Mas, se a TV se apropria da técnica cinematográfica, é sobretudo o cinema que hoje se serve da TV. Nem é preciso ir aos casos extremos, como o "Pequeno Dicionário Amoroso", decalque piorado da "Comédia da Vida Privada".
Tome-se o badalado "O Que É Isso, Companheiro?". O filme é lamentável por várias razões. Primeiro porque, pretendendo "resgatar" a nossa história, trata reiteradas vezes de falseá-la. Élio Gaspari já disse o essencial a esse respeito. Mas é lamentável também porque padece de um comercialismo sem vergonha, como se já tivesse sido feito de olho na estatueta do Oscar. O filme não passa de um resumo -tipo "melhores momentos"- da série "Anos Rebeldes", que a Globo produziu e exibiu.
"Tieta", outro filme da moda, não fica atrás. A pretexto de "resgatar a alma profunda da nossa gente", o que esse filme faz é transformar o Brasil em artigo de consumo da classe média pós-real, aquela que se julga parte integrante da cultura universal, mas faz questão de manter o "gingado". Um carro importado aqui, uma mostra internacional de "qualquer coisa artística" ali, uma "Tieta" acolá -assim caminha a nossa modernidade de araque.

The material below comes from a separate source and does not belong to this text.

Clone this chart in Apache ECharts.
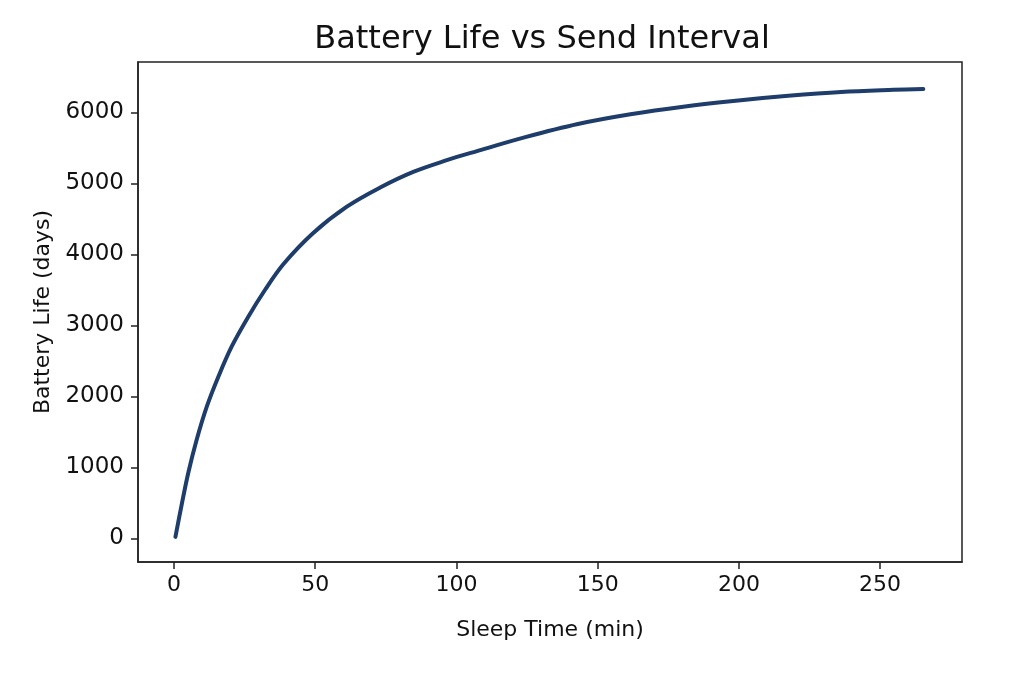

Essa gente está extraindo poesia da miséria (tanto faz se histórica, caso de "Companheiro", ou social, caso de "Tieta") para agradar ao gosto médio formado anos a fio pelo padrão televisivo. Estão brincando de TV com tela grande.
Já tivemos uma "estética da fome"; hoje temos uma "poética da miséria". Não é à toa que essa última expressão tenha sido alcunhada por um ex-cineasta, hoje alçado em horário nobre à condição de Amaral Netto dos novos tempos.